Essentially, Pete was taking an academic approach to modeling induction systems and expanding on material originally presented in the Journal of American Physics and published in 1938, in addition to multiple other investigations since those early studies. By combining the effects of quarter-wave organ pipe tuning oscillation techniques with those involving Helmholtz resonators, Pete was able to configure multiple degree of freedom design capability. In simplified terms, this means his model produced single induction systems that enhance torque specifically at different engine speeds. Such systems enable parts designers (fabricators or modifiers) to configure intake (and exhaust) systems that target specific engine rpm. The method is sufficiently flexible to manipulate torque (v.e.) boosts that are intentionally separated or placed, relative to each other, over a range of engine speed. He's still doing that work, today.
From a hands-on perspective, Pete's approach included validation of the fact an intake or exhaust system will enhance torque output (relative to rpm) by encouraging a boost at a mean flow velocity of 240-260 feet/second. In this context, flow passages that incorporate a constant crossection will optimize their dynamics efficiency if significant mass is moving at this rate when such velocity is achieved, even though this notion may appear contrary to other tuning theories. Over time, Pete's ongoing research has added credibility to his approach, including favorable results from his earlier work with a variety of race teams, including Foyt and similar motorsports groups.
Quoting from Vorum, "In continuing work, I added specific time-average flow velocities that produce maximum scavenging and ram supercharge, when paired with Helmholtz-defined torque peaks. In the quarter-wave model, a designer considers the manifold runner length, one equation, one unknown." Pete's model contemplates the effects of multiple equations and unknowns, producing results that are more predictable to ultimate engine performance. Among them are cylinder volume, port length/area, mechanical compression ratio, valve timing, and target engine speeds where he wants a torque boost.

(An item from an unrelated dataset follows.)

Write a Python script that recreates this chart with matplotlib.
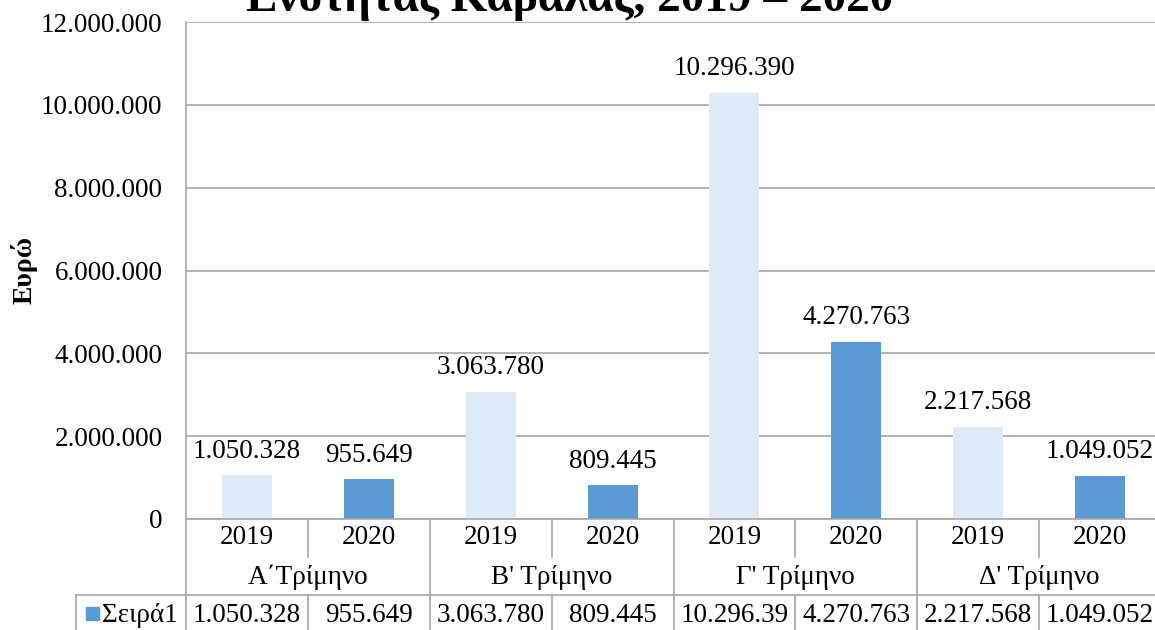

Further, it's possible to match intake and exhaust torque peaks relative to where you'd like them to relate to each other. Stated another way, you can individually tune intake and exhaust systems in an effort to manipulate a given torque curve for specific conditions. In the case of circle-track engines, this technique will allow tailoring an engine to accommodate track-specific gear combinations, for example. Pete says, "Engine performance is a balance of intake and exhaust pumping work, along with combustion heat release. If the pumping work is improved by good manifold design, the output of the engine can depend less on the combustion output." If you'd like to communicate with Pete, his email address is firstname.lastname@example.org.
Aside from the Vorum approach and utilizing concepts I was involved developing when he first contacted me, there's an additional approach you may want to consider. It includes the notion of separately tuning intake and exhaust systems that embodies an additional feature; multiple passage section areas. Here's a quick view of how this works.
If you agree that the 240-260 feet/second mean flow velocity condition occurs at peak volumetric efficiency (essentially peak torque), this approach can be used as a tool. For example, let's consider a single-cylinder engine. (You can also apply the idea to engines of multiple cylinders.) Suppose you size the inlet runner to reach this mean flow velocity at 2,500 rpm, thus producing a torque boost at that speed. Then adjust the section area of the exhaust passage to achieve this flow rate at 3,500 rpm. In a simplified fashion, you'll have broadened the effective torque range of the engine, compared to what you'd have if both peaks occurred at the same rpm.